## [Task to carry out]
Return the whole listing, line for line, without the pictures in it.

## [Source excerpt]
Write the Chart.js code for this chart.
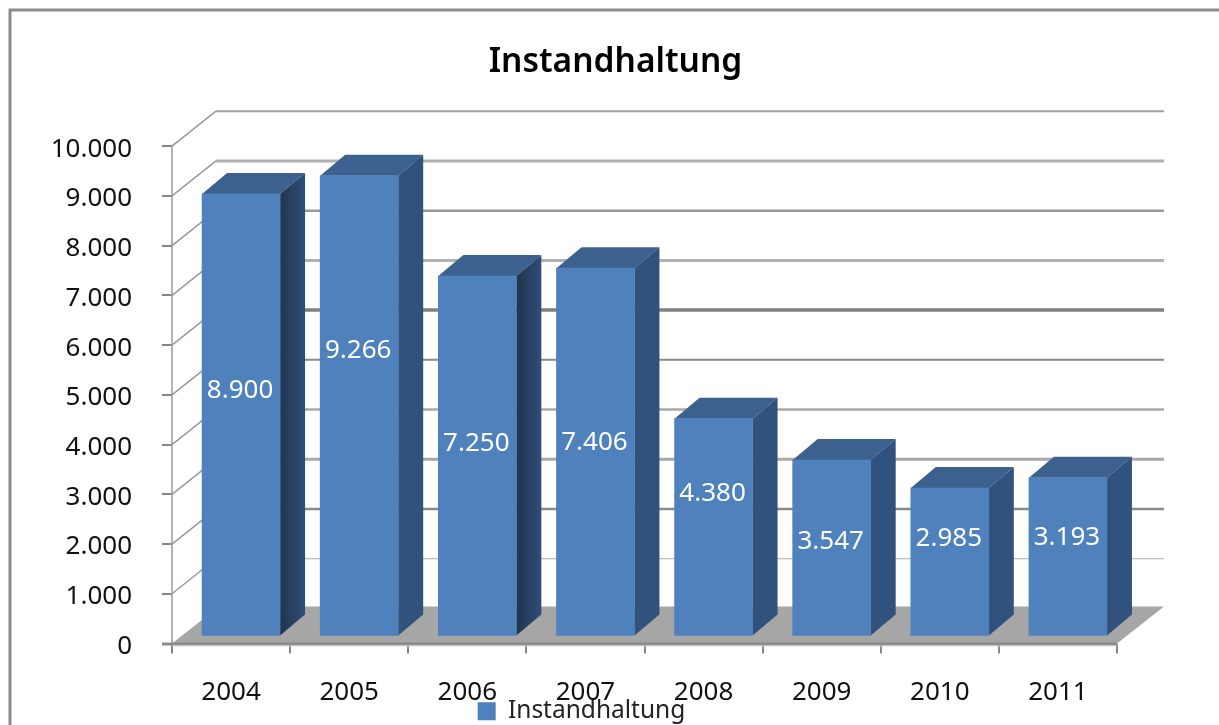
<!DOCTYPE html>
<html><head><meta charset="utf-8">
<style>html,body{margin:0;padding:0;background:#fff;overflow:hidden}#wrap{width:1219px;height:725px}</style>
<script src="https://cdn.jsdelivr.net/npm/chart.js@4"></script>
</head><body><div id="wrap"><canvas id="c" width="1219" height="725"></canvas></div>
<script>
const categories = ['2004','2005','2006','2007','2008','2009','2010','2011'];
const seriesName = 'Instandhaltung';
const values = [8900,9266,7250,7406,4380,3547,2985,3193];
const tickValues = [0,1000,2000,3000,4000,5000,6000,7000,8000,9000,10000];
// label centre (in value units above the bar foot): the reference's labels were hand placed
const labelHeights = [4940,5746,3871,3891,2883,1915,1976,1996];

const fmt = v => String(v).replace(/\B(?=(\d{3})+$)/g,'.');
const FONT = '"Noto Sans"';
const BAR_SHIFT = {x:10,y:-7};
const BAR_DEPTH = {x:25,y:-21};
const WALL = {x:44,y:-35};
const FLOOR = {x:47,y:-37};
const gradientSides = [0,2];
const gridStyles = [null,[1.2,'#aaaaaa'],[2.5,'#8a8a8a'],[3,'#a8a8a8'],[2.5,'#a8a8a8'],[2,'#8a8a8a'],[3.5,'#808080'],[3,'#b0b0b0'],[2.5,'#999999'],[3,'#b0b0b0'],[2,'#a0a0a0']];

function poly(ctx,pts,fill){ctx.beginPath();pts.forEach((p,i)=>i?ctx.lineTo(p[0],p[1]):ctx.moveTo(p[0],p[1]));ctx.closePath();ctx.fillStyle=fill;ctx.fill();}

const scene = {
  id:'scene',
  beforeDraw(chart){
    const {ctx,width,height,scales:{y}}=chart;
    ctx.save();
    ctx.fillStyle='#fff';ctx.fillRect(0,0,width,height);
    ctx.strokeStyle='#8c8c8c';ctx.lineWidth=3;
    ctx.strokeRect(10,10,width+20,height+20);
    ctx.restore();
    if(!y._shifted){y.getLabelItems().forEach(it=>{it.options.translation[1]+=3;});y._shifted=true;}
  },
  beforeDatasetsDraw(chart){
    const {ctx,chartArea:a,scales:{y}}=chart;
    ctx.save();
    tickValues.forEach((v,i)=>{
      const py=y.getPixelForValue(v);
      if(i>0){
        ctx.beginPath();ctx.moveTo(a.left+WALL.x,py+WALL.y);ctx.lineTo(a.right+FLOOR.x,py+WALL.y);
        ctx.strokeStyle=gridStyles[i][1];ctx.lineWidth=gridStyles[i][0];ctx.stroke();
        ctx.beginPath();ctx.moveTo(a.left,py);ctx.lineTo(a.left+WALL.x,py+WALL.y);
        ctx.strokeStyle='#999999';ctx.lineWidth=1.5;ctx.stroke();
      }
    });
    ctx.beginPath();ctx.moveTo(a.left,a.top);ctx.lineTo(a.left,a.bottom);ctx.strokeStyle='#9a9a9a';ctx.lineWidth=1.5;ctx.stroke();
    poly(ctx,[[a.left,a.bottom],[a.left+FLOOR.x,a.bottom+FLOOR.y],[a.right+FLOOR.x,a.bottom+FLOOR.y],[a.right,a.bottom]],'#a6a6a6');
    ctx.fillStyle='#8a8a8a';ctx.fillRect(a.left-10,a.bottom-1,a.right-a.left+10,3);
    ctx.fillStyle='#d4d4d4';ctx.fillRect(a.left,a.bottom+2,a.right-a.left,1);
    chart.getDatasetMeta(0).data.forEach((b,i)=>{
      const l=b.x-b.width/2+BAR_SHIFT.x,r=b.x+b.width/2+BAR_SHIFT.x,t=b.y+BAR_SHIFT.y,f=b.base+BAR_SHIFT.y;
      const dx=BAR_DEPTH.x,dy=BAR_DEPTH.y;
      let side='#31527d';
      if(gradientSides.includes(i)){side=ctx.createLinearGradient(r,0,r+dx,0);side.addColorStop(0,'#22344d');side.addColorStop(1,'#2f4e78');}
      poly(ctx,[[l,t],[r,t],[r+dx,t+dy],[l+dx,t+dy]],'#3c618f');
      poly(ctx,[[r,t],[r+dx,t+dy],[r+dx,f+dy],[r,f]],side);
    });
    ctx.restore();
    ctx.save();
    ctx.translate(BAR_SHIFT.x,BAR_SHIFT.y);
  },
  afterDatasetsDraw(chart){
    const ctx=chart.ctx;
    ctx.restore();
    const {scales:{y}}=chart;
    ctx.save();
    ctx.font='26px '+FONT;ctx.fillStyle='#fff';ctx.textAlign='center';ctx.textBaseline='middle';
    chart.getDatasetMeta(0).data.forEach((b,i)=>{
      ctx.fillText(fmt(values[i]),b.x+BAR_SHIFT.x-1,y.getPixelForValue(labelHeights[i])+BAR_SHIFT.y);
    });
    ctx.restore();
  },
  afterLayout(chart){
    const lg=chart.legend; lg.top=699; lg.bottom=730; lg.left+=23; lg.right+=23;
    const tt=chart.titleBlock; tt.left+=57; tt.right+=57;
    chart.scales.x.bottom=725;
  }
};

new Chart(document.getElementById('c'),{
  type:'bar',
  data:{labels:categories,datasets:[{label:seriesName,data:values,backgroundColor:'#4f81bd',borderWidth:0,barThickness:78}]},
  plugins:[scene],
  options:{
    responsive:false,animation:false,
    layout:{padding:{top:42,left:0,right:102,bottom:0}},
    plugins:{
      tooltip:{enabled:false},
      title:{display:true,text:seriesName,color:'#000',font:{family:FONT,size:33.5,weight:'600'},padding:{top:0,bottom:64}},
      legend:{position:'bottom',labels:{font:{family:FONT,size:24.5},color:'#222',boxWidth:18,boxHeight:18,padding:0}}
    },
    scales:{
      x:{offset:true,
        grid:{drawOnChartArea:false,drawTicks:true,tickLength:10,color:'#868686',lineWidth:2,offset:true},
        border:{display:false},
        ticks:{color:'#111',font:{family:FONT,size:26},padding:23,maxRotation:0,autoSkip:false},
        afterFit(s){s.height=47;}},
      y:{min:0,max:10000,
        afterBuildTicks(s){s.ticks=tickValues.map(v=>({value:v}));},
        afterFit(s){s.width=172;},
        grid:{drawOnChartArea:false,tickLength:10,color:'#868686',lineWidth:2},
        border:{display:false},
        ticks:{color:'#111',font:{family:FONT,size:26},padding:30,callback:v=>fmt(v)}}
    }
  }
});
</script></body></html>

## [Solution to the problem]
Write the Chart.js code for this chart.
<!DOCTYPE html>
<html><head><meta charset="utf-8">
<style>html,body{margin:0;padding:0;background:#fff;overflow:hidden}#wrap{width:1219px;height:725px}</style>
<script src="https://cdn.jsdelivr.net/npm/chart.js@4"></script>
</head><body><div id="wrap"><canvas id="c" width="1219" height="725"></canvas></div>
<script>
const categories = ['2004','2005','2006','2007','2008','2009','2010','2011'];
const seriesName = 'Instandhaltung';
const values = [8900,9266,7250,7406,4380,3547,2985,3193];
const tickValues = [0,1000,2000,3000,4000,5000,6000,7000,8000,9000,10000];
// label centre (in value units above the bar foot): the reference's labels were hand placed
const labelHeights = [4940,5746,3871,3891,2883,1915,1976,1996];

const fmt = v => String(v).replace(/\B(?=(\d{3})+$)/g,'.');
const FONT = '"Noto Sans"';
const BAR_SHIFT = {x:10,y:-7};
const BAR_DEPTH = {x:25,y:-21};
const WALL = {x:44,y:-35};
const FLOOR = {x:47,y:-37};
const gradientSides = [0,2];
const gridStyles = [null,[1.2,'#aaaaaa'],[2.5,'#8a8a8a'],[3,'#a8a8a8'],[2.5,'#a8a8a8'],[2,'#8a8a8a'],[3.5,'#808080'],[3,'#b0b0b0'],[2.5,'#999999'],[3,'#b0b0b0'],[2,'#a0a0a0']];

function poly(ctx,pts,fill){ctx.beginPath();pts.forEach((p,i)=>i?ctx.lineTo(p[0],p[1]):ctx.moveTo(p[0],p[1]));ctx.closePath();ctx.fillStyle=fill;ctx.fill();}

const scene = {
  id:'scene',
  beforeDraw(chart){
    const {ctx,width,height,scales:{y}}=chart;
    ctx.save();
    ctx.fillStyle='#fff';ctx.fillRect(0,0,width,height);
    ctx.strokeStyle='#8c8c8c';ctx.lineWidth=3;
    ctx.strokeRect(10,10,width+20,height+20);
    ctx.restore();
    if(!y._shifted){y.getLabelItems().forEach(it=>{it.options.translation[1]+=3;});y._shifted=true;}
  },
  beforeDatasetsDraw(chart){
    const {ctx,chartArea:a,scales:{y}}=chart;
    ctx.save();
    tickValues.forEach((v,i)=>{
      const py=y.getPixelForValue(v);
      if(i>0){
        ctx.beginPath();ctx.moveTo(a.left+WALL.x,py+WALL.y);ctx.lineTo(a.right+FLOOR.x,py+WALL.y);
        ctx.strokeStyle=gridStyles[i][1];ctx.lineWidth=gridStyles[i][0];ctx.stroke();
        ctx.beginPath();ctx.moveTo(a.left,py);ctx.lineTo(a.left+WALL.x,py+WALL.y);
        ctx.strokeStyle='#999999';ctx.lineWidth=1.5;ctx.stroke();
      }
    });
    ctx.beginPath();ctx.moveTo(a.left,a.top);ctx.lineTo(a.left,a.bottom);ctx.strokeStyle='#9a9a9a';ctx.lineWidth=1.5;ctx.stroke();
    poly(ctx,[[a.left,a.bottom],[a.left+FLOOR.x,a.bottom+FLOOR.y],[a.right+FLOOR.x,a.bottom+FLOOR.y],[a.right,a.bottom]],'#a6a6a6');
    ctx.fillStyle='#8a8a8a';ctx.fillRect(a.left-10,a.bottom-1,a.right-a.left+10,3);
    ctx.fillStyle='#d4d4d4';ctx.fillRect(a.left,a.bottom+2,a.right-a.left,1);
    chart.getDatasetMeta(0).data.forEach((b,i)=>{
      const l=b.x-b.width/2+BAR_SHIFT.x,r=b.x+b.width/2+BAR_SHIFT.x,t=b.y+BAR_SHIFT.y,f=b.base+BAR_SHIFT.y;
      const dx=BAR_DEPTH.x,dy=BAR_DEPTH.y;
      let side='#31527d';
      if(gradientSides.includes(i)){side=ctx.createLinearGradient(r,0,r+dx,0);side.addColorStop(0,'#22344d');side.addColorStop(1,'#2f4e78');}
      poly(ctx,[[l,t],[r,t],[r+dx,t+dy],[l+dx,t+dy]],'#3c618f');
      poly(ctx,[[r,t],[r+dx,t+dy],[r+dx,f+dy],[r,f]],side);
    });
    ctx.restore();
    ctx.save();
    ctx.translate(BAR_SHIFT.x,BAR_SHIFT.y);
  },
  afterDatasetsDraw(chart){
    const ctx=chart.ctx;
    ctx.restore();
    const {scales:{y}}=chart;
    ctx.save();
    ctx.font='26px '+FONT;ctx.fillStyle='#fff';ctx.textAlign='center';ctx.textBaseline='middle';
    chart.getDatasetMeta(0).data.forEach((b,i)=>{
      ctx.fillText(fmt(values[i]),b.x+BAR_SHIFT.x-1,y.getPixelForValue(labelHeights[i])+BAR_SHIFT.y);
    });
    ctx.restore();
  },
  afterLayout(chart){
    const lg=chart.legend; lg.top=699; lg.bottom=730; lg.left+=23; lg.right+=23;
    const tt=chart.titleBlock; tt.left+=57; tt.right+=57;
    chart.scales.x.bottom=725;
  }
};

new Chart(document.getElementById('c'),{
  type:'bar',
  data:{labels:categories,datasets:[{label:seriesName,data:values,backgroundColor:'#4f81bd',borderWidth:0,barThickness:78}]},
  plugins:[scene],
  options:{
    responsive:false,animation:false,
    layout:{padding:{top:42,left:0,right:102,bottom:0}},
    plugins:{
      tooltip:{enabled:false},
      title:{display:true,text:seriesName,color:'#000',font:{family:FONT,size:33.5,weight:'600'},padding:{top:0,bottom:64}},
      legend:{position:'bottom',labels:{font:{family:FONT,size:24.5},color:'#222',boxWidth:18,boxHeight:18,padding:0}}
    },
    scales:{
      x:{offset:true,
        grid:{drawOnChartArea:false,drawTicks:true,tickLength:10,color:'#868686',lineWidth:2,offset:true},
        border:{display:false},
        ticks:{color:'#111',font:{family:FONT,size:26},padding:23,maxRotation:0,autoSkip:false},
        afterFit(s){s.height=47;}},
      y:{min:0,max:10000,
        afterBuildTicks(s){s.ticks=tickValues.map(v=>({value:v}));},
        afterFit(s){s.width=172;},
        grid:{drawOnChartArea:false,tickLength:10,color:'#868686',lineWidth:2},
        border:{display:false},
        ticks:{color:'#111',font:{family:FONT,size:26},padding:30,callback:v=>fmt(v)}}
    }
  }
});
</script></body></html>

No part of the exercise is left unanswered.